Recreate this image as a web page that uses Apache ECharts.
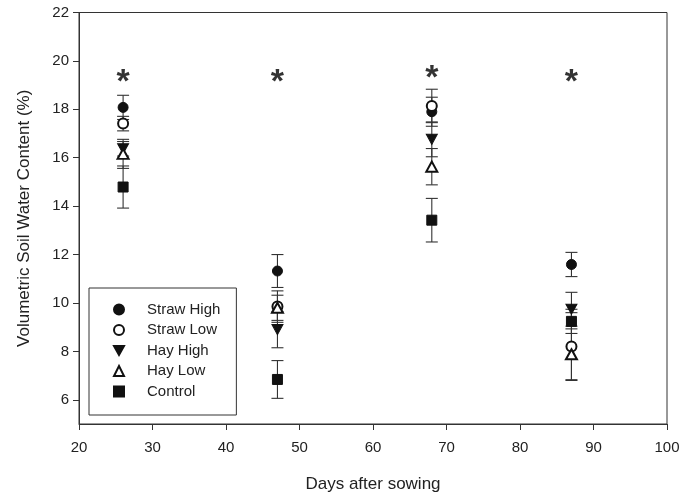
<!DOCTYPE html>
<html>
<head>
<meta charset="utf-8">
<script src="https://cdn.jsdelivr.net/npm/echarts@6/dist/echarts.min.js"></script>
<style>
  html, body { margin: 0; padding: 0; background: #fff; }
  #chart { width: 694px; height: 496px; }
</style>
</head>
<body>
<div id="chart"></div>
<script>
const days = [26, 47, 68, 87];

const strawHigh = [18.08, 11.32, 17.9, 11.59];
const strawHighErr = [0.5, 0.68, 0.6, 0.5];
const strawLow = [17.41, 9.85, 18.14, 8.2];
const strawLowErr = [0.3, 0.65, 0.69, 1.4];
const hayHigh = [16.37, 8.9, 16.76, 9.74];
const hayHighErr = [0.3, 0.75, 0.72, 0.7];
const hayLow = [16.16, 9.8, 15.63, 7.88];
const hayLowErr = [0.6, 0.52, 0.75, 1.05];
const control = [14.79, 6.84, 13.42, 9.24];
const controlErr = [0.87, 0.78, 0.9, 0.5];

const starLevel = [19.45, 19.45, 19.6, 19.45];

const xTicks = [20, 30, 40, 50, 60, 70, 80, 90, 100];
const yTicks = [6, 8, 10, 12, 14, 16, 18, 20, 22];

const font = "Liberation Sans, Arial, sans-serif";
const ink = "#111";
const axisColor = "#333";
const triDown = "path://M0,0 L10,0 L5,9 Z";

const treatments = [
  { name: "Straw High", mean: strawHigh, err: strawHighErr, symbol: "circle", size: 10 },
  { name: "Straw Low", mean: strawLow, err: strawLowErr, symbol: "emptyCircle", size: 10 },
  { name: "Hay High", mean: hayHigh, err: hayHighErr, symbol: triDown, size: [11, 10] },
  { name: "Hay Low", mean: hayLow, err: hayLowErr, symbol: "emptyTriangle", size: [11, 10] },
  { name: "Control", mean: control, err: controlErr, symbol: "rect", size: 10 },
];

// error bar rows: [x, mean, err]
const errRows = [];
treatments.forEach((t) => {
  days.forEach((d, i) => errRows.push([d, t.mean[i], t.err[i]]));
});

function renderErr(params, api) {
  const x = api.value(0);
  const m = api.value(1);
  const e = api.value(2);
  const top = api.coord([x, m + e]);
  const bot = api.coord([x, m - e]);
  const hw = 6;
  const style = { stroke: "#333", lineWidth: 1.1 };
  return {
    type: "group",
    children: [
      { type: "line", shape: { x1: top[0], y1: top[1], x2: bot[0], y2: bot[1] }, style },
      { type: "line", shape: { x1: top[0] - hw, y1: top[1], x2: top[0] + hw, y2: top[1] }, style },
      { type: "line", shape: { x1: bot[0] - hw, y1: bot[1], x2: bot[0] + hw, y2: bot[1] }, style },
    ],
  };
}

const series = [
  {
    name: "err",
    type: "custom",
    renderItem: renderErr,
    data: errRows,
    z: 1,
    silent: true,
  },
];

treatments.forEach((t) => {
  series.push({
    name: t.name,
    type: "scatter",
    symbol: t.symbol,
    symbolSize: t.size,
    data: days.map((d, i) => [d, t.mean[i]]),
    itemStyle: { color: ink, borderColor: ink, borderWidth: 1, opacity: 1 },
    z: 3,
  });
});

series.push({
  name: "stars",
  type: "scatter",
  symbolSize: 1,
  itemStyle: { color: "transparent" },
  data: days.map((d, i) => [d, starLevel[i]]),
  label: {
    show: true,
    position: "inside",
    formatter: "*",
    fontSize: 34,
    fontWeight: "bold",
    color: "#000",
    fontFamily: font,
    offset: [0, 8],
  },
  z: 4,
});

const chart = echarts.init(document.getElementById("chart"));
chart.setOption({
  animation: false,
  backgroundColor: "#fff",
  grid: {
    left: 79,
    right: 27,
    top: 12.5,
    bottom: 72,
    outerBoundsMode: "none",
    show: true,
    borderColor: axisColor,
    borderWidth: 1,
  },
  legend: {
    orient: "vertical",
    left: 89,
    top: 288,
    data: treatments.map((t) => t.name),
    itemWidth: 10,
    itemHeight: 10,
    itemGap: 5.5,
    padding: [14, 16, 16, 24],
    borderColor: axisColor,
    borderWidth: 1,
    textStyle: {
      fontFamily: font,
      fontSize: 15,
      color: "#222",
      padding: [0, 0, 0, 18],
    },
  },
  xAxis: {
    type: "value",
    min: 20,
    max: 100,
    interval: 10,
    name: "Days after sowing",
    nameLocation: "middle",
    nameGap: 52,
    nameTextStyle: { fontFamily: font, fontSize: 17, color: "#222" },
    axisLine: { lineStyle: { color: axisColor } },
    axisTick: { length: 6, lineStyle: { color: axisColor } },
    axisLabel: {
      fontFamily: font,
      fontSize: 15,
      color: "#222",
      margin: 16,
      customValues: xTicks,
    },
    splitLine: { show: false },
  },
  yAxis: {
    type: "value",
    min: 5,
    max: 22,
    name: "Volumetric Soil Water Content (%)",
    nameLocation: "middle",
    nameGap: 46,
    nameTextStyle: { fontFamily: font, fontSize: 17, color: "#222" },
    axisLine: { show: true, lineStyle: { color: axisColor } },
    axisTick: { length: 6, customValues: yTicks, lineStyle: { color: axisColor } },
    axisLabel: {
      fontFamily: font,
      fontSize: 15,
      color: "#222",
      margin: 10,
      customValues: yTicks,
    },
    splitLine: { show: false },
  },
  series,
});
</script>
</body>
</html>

Directions for this task: Quote the data exactly, leaving every image out of the copy.

Solved exercise:
Recreate this image as a web page that uses Apache ECharts.
<!DOCTYPE html>
<html>
<head>
<meta charset="utf-8">
<script src="https://cdn.jsdelivr.net/npm/echarts@6/dist/echarts.min.js"></script>
<style>
  html, body { margin: 0; padding: 0; background: #fff; }
  #chart { width: 694px; height: 496px; }
</style>
</head>
<body>
<div id="chart"></div>
<script>
const days = [26, 47, 68, 87];

const strawHigh = [18.08, 11.32, 17.9, 11.59];
const strawHighErr = [0.5, 0.68, 0.6, 0.5];
const strawLow = [17.41, 9.85, 18.14, 8.2];
const strawLowErr = [0.3, 0.65, 0.69, 1.4];
const hayHigh = [16.37, 8.9, 16.76, 9.74];
const hayHighErr = [0.3, 0.75, 0.72, 0.7];
const hayLow = [16.16, 9.8, 15.63, 7.88];
const hayLowErr = [0.6, 0.52, 0.75, 1.05];
const control = [14.79, 6.84, 13.42, 9.24];
const controlErr = [0.87, 0.78, 0.9, 0.5];

const starLevel = [19.45, 19.45, 19.6, 19.45];

const xTicks = [20, 30, 40, 50, 60, 70, 80, 90, 100];
const yTicks = [6, 8, 10, 12, 14, 16, 18, 20, 22];

const font = "Liberation Sans, Arial, sans-serif";
const ink = "#111";
const axisColor = "#333";
const triDown = "path://M0,0 L10,0 L5,9 Z";

const treatments = [
  { name: "Straw High", mean: strawHigh, err: strawHighErr, symbol: "circle", size: 10 },
  { name: "Straw Low", mean: strawLow, err: strawLowErr, symbol: "emptyCircle", size: 10 },
  { name: "Hay High", mean: hayHigh, err: hayHighErr, symbol: triDown, size: [11, 10] },
  { name: "Hay Low", mean: hayLow, err: hayLowErr, symbol: "emptyTriangle", size: [11, 10] },
  { name: "Control", mean: control, err: controlErr, symbol: "rect", size: 10 },
];

// error bar rows: [x, mean, err]
const errRows = [];
treatments.forEach((t) => {
  days.forEach((d, i) => errRows.push([d, t.mean[i], t.err[i]]));
});

function renderErr(params, api) {
  const x = api.value(0);
  const m = api.value(1);
  const e = api.value(2);
  const top = api.coord([x, m + e]);
  const bot = api.coord([x, m - e]);
  const hw = 6;
  const style = { stroke: "#333", lineWidth: 1.1 };
  return {
    type: "group",
    children: [
      { type: "line", shape: { x1: top[0], y1: top[1], x2: bot[0], y2: bot[1] }, style },
      { type: "line", shape: { x1: top[0] - hw, y1: top[1], x2: top[0] + hw, y2: top[1] }, style },
      { type: "line", shape: { x1: bot[0] - hw, y1: bot[1], x2: bot[0] + hw, y2: bot[1] }, style },
    ],
  };
}

const series = [
  {
    name: "err",
    type: "custom",
    renderItem: renderErr,
    data: errRows,
    z: 1,
    silent: true,
  },
];

treatments.forEach((t) => {
  series.push({
    name: t.name,
    type: "scatter",
    symbol: t.symbol,
    symbolSize: t.size,
    data: days.map((d, i) => [d, t.mean[i]]),
    itemStyle: { color: ink, borderColor: ink, borderWidth: 1, opacity: 1 },
    z: 3,
  });
});

series.push({
  name: "stars",
  type: "scatter",
  symbolSize: 1,
  itemStyle: { color: "transparent" },
  data: days.map((d, i) => [d, starLevel[i]]),
  label: {
    show: true,
    position: "inside",
    formatter: "*",
    fontSize: 34,
    fontWeight: "bold",
    color: "#000",
    fontFamily: font,
    offset: [0, 8],
  },
  z: 4,
});

const chart = echarts.init(document.getElementById("chart"));
chart.setOption({
  animation: false,
  backgroundColor: "#fff",
  grid: {
    left: 79,
    right: 27,
    top: 12.5,
    bottom: 72,
    outerBoundsMode: "none",
    show: true,
    borderColor: axisColor,
    borderWidth: 1,
  },
  legend: {
    orient: "vertical",
    left: 89,
    top: 288,
    data: treatments.map((t) => t.name),
    itemWidth: 10,
    itemHeight: 10,
    itemGap: 5.5,
    padding: [14, 16, 16, 24],
    borderColor: axisColor,
    borderWidth: 1,
    textStyle: {
      fontFamily: font,
      fontSize: 15,
      color: "#222",
      padding: [0, 0, 0, 18],
    },
  },
  xAxis: {
    type: "value",
    min: 20,
    max: 100,
    interval: 10,
    name: "Days after sowing",
    nameLocation: "middle",
    nameGap: 52,
    nameTextStyle: { fontFamily: font, fontSize: 17, color: "#222" },
    axisLine: { lineStyle: { color: axisColor } },
    axisTick: { length: 6, lineStyle: { color: axisColor } },
    axisLabel: {
      fontFamily: font,
      fontSize: 15,
      color: "#222",
      margin: 16,
      customValues: xTicks,
    },
    splitLine: { show: false },
  },
  yAxis: {
    type: "value",
    min: 5,
    max: 22,
    name: "Volumetric Soil Water Content (%)",
    nameLocation: "middle",
    nameGap: 46,
    nameTextStyle: { fontFamily: font, fontSize: 17, color: "#222" },
    axisLine: { show: true, lineStyle: { color: axisColor } },
    axisTick: { length: 6, customValues: yTicks, lineStyle: { color: axisColor } },
    axisLabel: {
      fontFamily: font,
      fontSize: 15,
      color: "#222",
      margin: 10,
      customValues: yTicks,
    },
    splitLine: { show: false },
  },
  series,
});
</script>
</body>
</html>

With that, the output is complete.